While the commission may itself decide issues of credibility, in the absence of a complete record before the commission, the commission is not in a proper position to resolve issues of credibility. Perhaps the ALJ has written notes that he took at the hearing that the parties would be willing to stipulate using for the missing portions of the record, and that the exhibits referenced at the hearing but not contained in the file may be in the possession of the ALJ or one of the parties.
Considering the above-stated reasons collectively, the commission decided that the best course of action was to remand the matter to the ALJ for a ruling on the respondent's motion for dismissal of the complainant's complaint on the merits, with prejudice.

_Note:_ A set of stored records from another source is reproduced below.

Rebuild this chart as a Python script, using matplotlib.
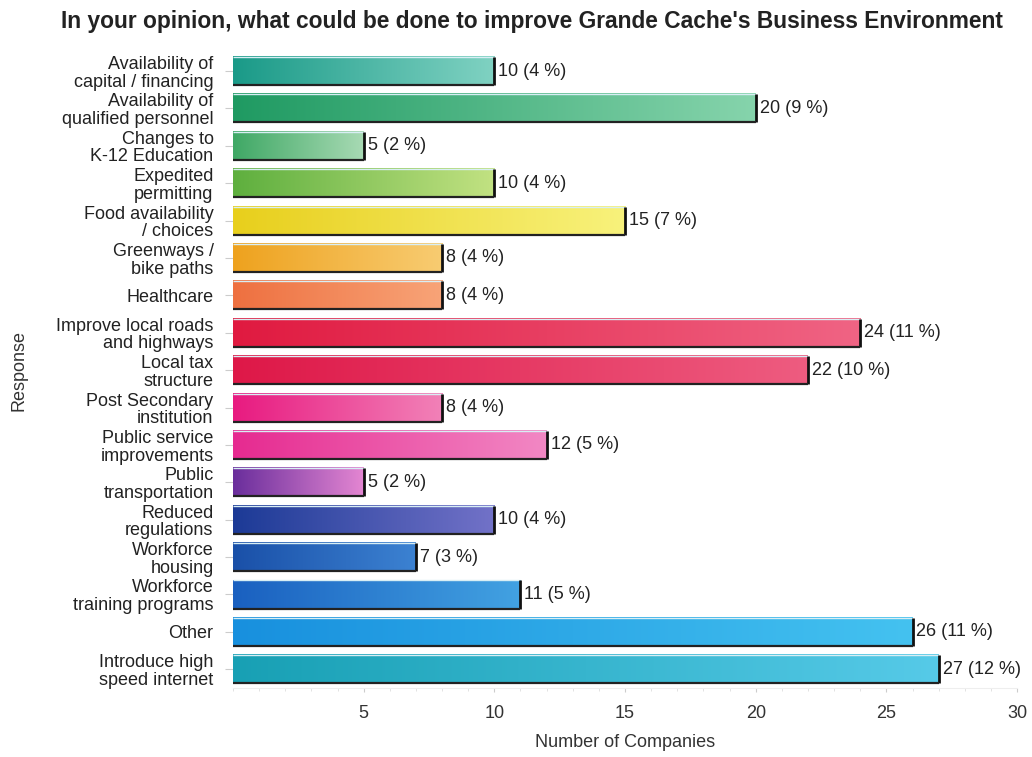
import matplotlib
matplotlib.use("Agg")
import matplotlib.pyplot as plt
import numpy as np
from matplotlib.colors import LinearSegmentedColormap

plt.rcParams["font.family"] = ["Liberation Sans", "DejaVu Sans"]

categories = [
    "Availability of\ncapital / financing",
    "Availability of\nqualified personnel",
    "Changes to\nK-12 Education",
    "Expedited\npermitting",
    "Food availability\n/ choices",
    "Greenways /\nbike paths",
    "Healthcare",
    "Improve local roads\nand highways",
    "Local tax\nstructure",
    "Post Secondary\ninstitution",
    "Public service\nimprovements",
    "Public\ntransportation",
    "Reduced\nregulations",
    "Workforce\nhousing",
    "Workforce\ntraining programs",
    "Other",
    "Introduce high\nspeed internet",
]
counts = [10, 20, 5, 10, 15, 8, 8, 24, 22, 8, 12, 5, 10, 7, 11, 26, 27]
percents = [4, 9, 2, 4, 7, 4, 4, 11, 10, 4, 5, 2, 4, 3, 5, 11, 12]
colors_left = ["#1a9a88", "#1f9a62", "#3fa865", "#5eaf3e", "#e8cf1c", "#eea21e",
               "#ee7040", "#e01a40", "#de1848", "#e81a80", "#e62a90", "#6a2e9c",
               "#1c3a96", "#1a50a8", "#1a60c0", "#1890de", "#18a0b4"]
colors_right = ["#80d2c2", "#86d4ac", "#a8dab4", "#c2e282", "#f8f27c", "#f8cc72",
                "#f8a478", "#f06484", "#ee5c80", "#f282b8", "#f288c4", "#e486d2",
                "#7272c8", "#3c82d2", "#42a2e2", "#44c2f0", "#56cae8"]
xticks = [5, 10, 15, 20, 25, 30]

fig = plt.figure(figsize=(10.32, 7.57), dpi=100)
ax = fig.add_axes([0.2258, 0.0912, 0.7597, 0.8397])

n = len(categories)
ypos = np.arange(n)
bars = ax.barh(ypos, counts, height=0.75, color="none", edgecolor="none")
grad = np.linspace(0, 1, 256).reshape(1, -1)
for i, b in enumerate(bars):
    x0, y0, w, h = b.get_x(), b.get_y(), b.get_width(), b.get_height()
    cmap = LinearSegmentedColormap.from_list(f"c{i}", [colors_left[i], colors_right[i]])
    ax.imshow(grad, extent=[x0, x0 + w, y0 + h, y0], cmap=cmap, aspect="auto",
              interpolation="bilinear", zorder=2)
    ax.plot([x0, x0 + w], [y0, y0], color="#d8eef4", lw=1.0, zorder=3,
            solid_capstyle="butt")
    ax.plot([x0 + w, x0 + w], [y0, y0 + h], color="#111111", lw=2.0, zorder=3,
            solid_capstyle="butt")
    ax.plot([x0, x0 + w], [y0 + h, y0 + h], color="#222222", lw=1.6, zorder=3,
            solid_capstyle="butt")
    ax.text(x0 + w + 0.15, ypos[i], f"{counts[i]} ({percents[i]} %)", va="center",
            ha="left", fontsize=13, color="#222222", zorder=4)

ax.set_xlim(0, 30)
ax.set_ylim(n - 0.5, -0.5)
ax.set_yticks(ypos)
ax.set_yticklabels(categories, fontsize=13, color="#222222", linespacing=1.05)
ax.set_xticks(xticks)
ax.set_xticklabels([str(t) for t in xticks], fontsize=13, color="#333333")
ax.set_xticks(np.arange(0, 31, 1), minor=True)
ax.tick_params(axis="x", which="major", length=3, color="#cccccc", pad=9)
ax.tick_params(axis="x", which="minor", length=2, color="#dddddd")
ax.tick_params(axis="y", length=6, color="#cccccc", pad=8)
for s in ["top", "right", "left"]:
    ax.spines[s].set_visible(False)
ax.spines["bottom"].set_color("#eeeeee")
ax.set_xlabel("Number of Companies", fontsize=13, color="#333333", labelpad=9)
ax.set_ylabel("Response", fontsize=13, color="#333333")
ax.yaxis.set_label_coords(-0.262, 0.5)
fig.text(0.515, 0.972, "In your opinion, what could be done to improve Grande Cache's Business Environment",
         ha="center", va="center", fontsize=16.4, fontweight="bold", color="#222222")
fig.savefig("out.png", dpi=100)
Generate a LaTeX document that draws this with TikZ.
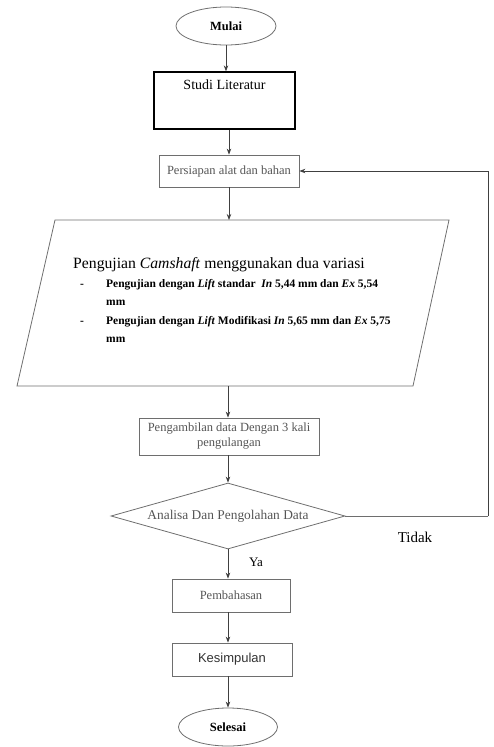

Finally, in its earlier decision the commission denied the respondent's request for an award of costs and attorney's fees as a sanction for the claimed abuse of the department hearing process on the part of the complainant's counsel. In part, the commission's decision noted that in the case cited by the respondent in support of its claim for awarding costs and fees as a sanction for an abuse of process, Dobbs v. Super 8 Motel, (LIRC, 10/15/96), an award of attorney's fees had been ordered in that case on the basis of Dobbs' failure twice to appear at a deposition under the express authority of Wisconsin Administrative Code, sec. DWD 218.14(4), which provides the division the same authority as a court under ch. 804 to impose sanctions for failure to comply with discovery requests.
Continuing its claim that it should be awarded sanctions in the form of costs and attorney's fees, the respondent argues in its reply brief submitted in support of its petition for reconsideration that the complainant's counsel's conduct constitutes a blatant failure to comply with a discovery order. The respondent argues that counsel failed to comply with a discovery order because around September 17, 1998, the ALJ had "ordered" that discovery be completed no later than November 16, 1998, yet after that date counsel subpoenaed several witnesses to the hearing, calling several to testify, and then requesting for a withdrawal of the case, stating that he had not intended to complete the hearing but used the hearing process for discovery purposes related to the complainant's potential federal claims. The respondent's request for costs and attorney's fees fails. Under Chapter 804 an award may be made for expenses, including attorney's fees, incurred in obtaining an order for compelling discovery, caused by a party's failure to obey an order to provide or permit discovery, that were incurred in the making of proof regarding a failure to permit, or that were caused by the failure of a party to attend his or her own deposition, to serve answers to interrogatories, to respond to a request for inspection, or to seasonably supplement or amend a prior discovery response. See Wis. Stats., secs. 804.12(1)(c), (2)(b), (3) and (4). Assuming for purposes of argument that the ALJ had "ordered" that discovery be completed by November 16, 1998, neither ch. 804 nor DWD sec. 218.14(4) of the administrative code provides authority for awarding costs and attorney's fees sought here as a sanction for the claimed abuse of process by the complainant.
Moreover, to the extent that the respondent seeks costs and attorney's fees as compensation for its expenses in preparation for and participation in the hearing, the commission does not consider it appropriate to award the respondent costs and attorney's fees associated with its preparation for and participation in the hearing where the commission has determined that it was error to grant the complainant's request for a withdrawal of her complainant without prejudice and the matter is being remanded for the ALJ to rule on the respondent's motion to dismiss the complainant's complaint on the merits, with prejudice.
cc:
Willie J. Nunnery
Robin Van Harpen
[ Search ER Decisions ] - [ ER Decision Digest ] - [ ER Legal Resources ] - [ LIRC Home Page ]
Footnotes:
(1)( Back ) Black's Law Dictionary defines "without prejudice" as follows: "Where an offer or admission is made `without prejudice,' or a motion is denied or a suit dismissed `without prejudice,' it is meant as a declaration that no rights or privileges of the parties concerned are to be considered as thereby waived or lost except insofar as may be expressly conceded or decided.A dismissal `without prejudice' allows a new suit to be brought on the same cause of action."
(2)( Back ) The commission's original decision, relying on University of Tennessee v. Elliot, 478 U.S. 788, 41 FEP Cases 1771 (1986)(A plaintiff who pursues a Title VII action in federal court following an unreviewed state administrative determination is entitled to a trial de novo), simply concluded that even had the complainant proceeded with her case before the ALJ to its conclusion and received an adverse decision, as long as there was no state court review of her claims she would still be entitled to pursue her claims in federal court since Congress did not intend unreviewed state administrative determinations to have preclusive effect on a plaintiff's Title VII claims. However, this was error in that this decision fails to specifically address the department's administrative rule regarding withdrawal of complaints, and it presumed that the only claim the complainant would pursue in federal court would be a claim under Title VII.
(3)( Back ) This statute provides in part as follows: ".an action shall not be dismissed at the plaintiff's instance save upon order of court and upon such terms and conditions as the court deems proper. Unless otherwise specified in the order, a dismissal under this subsection is not on the merits."
(4)( Back ) In its reply brief submitted in support of reconsideration of the commission's decision the respondent requests that the ALJ be ordered to issue findings of fact and a dismissal on the merits.
(5)( Back ) There was also a loss of a portion of the record near the beginning of the hearing during a preliminary argument over the relevance of allowing the testimony of two former Schulte black teachers, as well as the discussion that occurred at the end of the hearing following an off-the-record discussion.